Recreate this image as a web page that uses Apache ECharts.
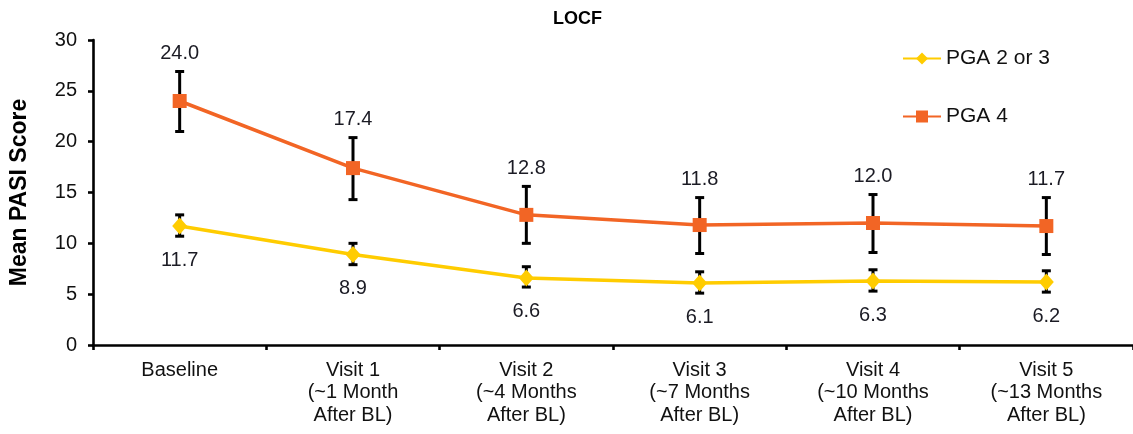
<!DOCTYPE html>
<html>
<head>
<meta charset="utf-8">
<script src="https://cdn.jsdelivr.net/npm/echarts@6/dist/echarts.min.js"></script>
<style>
html,body{margin:0;padding:0;background:#fff;}
#chart{width:1133px;height:434px;}
</style>
</head>
<body>
<div id="chart"></div>
<script>
const categories = ['Baseline', 'Visit 1\n(~1 Month\nAfter BL)', 'Visit 2\n(~4 Months\nAfter BL)', 'Visit 3\n(~7 Months\nAfter BL)', 'Visit 4\n(~10 Months\nAfter BL)', 'Visit 5\n(~13 Months\nAfter BL)'];
const pga23Mean = [11.7, 8.9, 6.6, 6.1, 6.3, 6.2];
const pga23Low  = [10.7, 7.9, 5.7, 5.1, 5.3, 5.2];
const pga23High = [12.8, 10.0, 7.7, 7.2, 7.4, 7.3];
const pga4Mean  = [24.0, 17.4, 12.8, 11.8, 12.0, 11.7];
const pga4Low   = [21.0, 14.3, 10.0, 9.0, 9.1, 8.9];
const pga4High  = [26.9, 20.4, 15.6, 14.5, 14.8, 14.5];
const yTicks = {min: 0, max: 30, interval: 5};

const FONT = 'Liberation Sans, Arial, sans-serif';
const chart = echarts.init(document.getElementById('chart'));

function errData(low, high, mean) {
  return categories.map((c, i) => [i, low[i], high[i], mean[i]]);
}
function errSeries(data, labelAbove) {
  return {
    type: 'custom',
    z: 1,
    silent: true,
    data: data,
    encode: {x: 0, y: [1, 2]},
    renderItem: function (params, api) {
      const x = api.value(0);
      const lo = api.coord([x, api.value(1)]);
      const hi = api.coord([x, api.value(2)]);
      const w = 4.5;
      const style = {stroke: '#000', lineWidth: 3};
      const mean = api.value(3);
      const txt = mean.toFixed(1);
      const ty = labelAbove ? hi[1] - 18 : lo[1] + 24;
      return {
        type: 'group',
        children: [
          {type: 'line', shape: {x1: lo[0], y1: lo[1], x2: hi[0], y2: hi[1]}, style: style},
          {type: 'line', shape: {x1: lo[0] - w, y1: lo[1], x2: lo[0] + w, y2: lo[1]}, style: style},
          {type: 'line', shape: {x1: hi[0] - w, y1: hi[1], x2: hi[0] + w, y2: hi[1]}, style: style},
          {type: 'text', x: lo[0], y: ty, style: {text: txt, fill: '#1b1b24', font: '20px ' + FONT, align: 'center', verticalAlign: 'middle'}}
        ]
      };
    }
  };
}

chart.setOption({
  backgroundColor: '#fff',
  animation: false,
  title: {
    text: 'LOCF', left: 548, top: 5,
    textStyle: {fontFamily: FONT, fontSize: 18, fontWeight: 'bold', color: '#000'}
  },
  legend: {
    orient: 'vertical', left: 897, top: 43, itemGap: 37,
    itemWidth: 38, itemHeight: 15,
    textStyle: {fontFamily: FONT, fontSize: 21, color: '#111'},
    data: ['PGA 2 or 3', 'PGA 4']
  },
  grid: {left: 92, right: 0, top: 40, bottom: 89},
  xAxis: {
    type: 'category', data: categories, boundaryGap: true,
    axisLine: {lineStyle: {color: '#000', width: 2.6}},
    axisTick: {show: true, length: 5, lineStyle: {color: '#000', width: 2.6}},
    axisLabel: {interval: 0, margin: 14, fontFamily: FONT, fontSize: 20, lineHeight: 22.5, color: '#111'}
  },
  yAxis: {
    type: 'value', min: yTicks.min, max: yTicks.max, interval: yTicks.interval,
    name: 'Mean PASI Score', nameLocation: 'middle', nameGap: 62,
    nameTextStyle: {fontFamily: FONT, fontSize: 23, fontWeight: 'bold', color: '#000'},
    axisLine: {show: true, lineStyle: {color: '#000', width: 2.6}},
    axisTick: {show: true, length: 5, lineStyle: {color: '#000', width: 2.6}},
    splitLine: {show: false},
    axisLabel: {margin: 16, fontFamily: FONT, fontSize: 20, color: '#111'}
  },
  series: [
    errSeries(errData(pga23Low, pga23High, pga23Mean), false),
    errSeries(errData(pga4Low, pga4High, pga4Mean), true),
    {
      name: 'PGA 2 or 3', type: 'line', z: 3, data: pga23Mean,
      symbol: 'diamond', symbolSize: [15, 17],
      lineStyle: {color: '#FFCC00', width: 3.5},
      itemStyle: {color: '#FFCC00'}
    },
    {
      name: 'PGA 4', type: 'line', z: 3, data: pga4Mean,
      symbol: 'rect', symbolSize: 14,
      lineStyle: {color: '#F26525', width: 3.5},
      itemStyle: {color: '#F26525'}
    }
  ]
});
</script>
</body>
</html>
---
### [THE PROBLEM]
Leave out the pictures and restate, word for word, the lines from the top of the data through the line containing "const chart = echarts.init(document.getElementById('chart'));", both included.

### [RESPONSE]
Recreate this image as a web page that uses Apache ECharts.
<!DOCTYPE html>
<html>
<head>
<meta charset="utf-8">
<script src="https://cdn.jsdelivr.net/npm/echarts@6/dist/echarts.min.js"></script>
<style>
html,body{margin:0;padding:0;background:#fff;}
#chart{width:1133px;height:434px;}
</style>
</head>
<body>
<div id="chart"></div>
<script>
const categories = ['Baseline', 'Visit 1\n(~1 Month\nAfter BL)', 'Visit 2\n(~4 Months\nAfter BL)', 'Visit 3\n(~7 Months\nAfter BL)', 'Visit 4\n(~10 Months\nAfter BL)', 'Visit 5\n(~13 Months\nAfter BL)'];
const pga23Mean = [11.7, 8.9, 6.6, 6.1, 6.3, 6.2];
const pga23Low  = [10.7, 7.9, 5.7, 5.1, 5.3, 5.2];
const pga23High = [12.8, 10.0, 7.7, 7.2, 7.4, 7.3];
const pga4Mean  = [24.0, 17.4, 12.8, 11.8, 12.0, 11.7];
const pga4Low   = [21.0, 14.3, 10.0, 9.0, 9.1, 8.9];
const pga4High  = [26.9, 20.4, 15.6, 14.5, 14.8, 14.5];
const yTicks = {min: 0, max: 30, interval: 5};

const FONT = 'Liberation Sans, Arial, sans-serif';
const chart = echarts.init(document.getElementById('chart'));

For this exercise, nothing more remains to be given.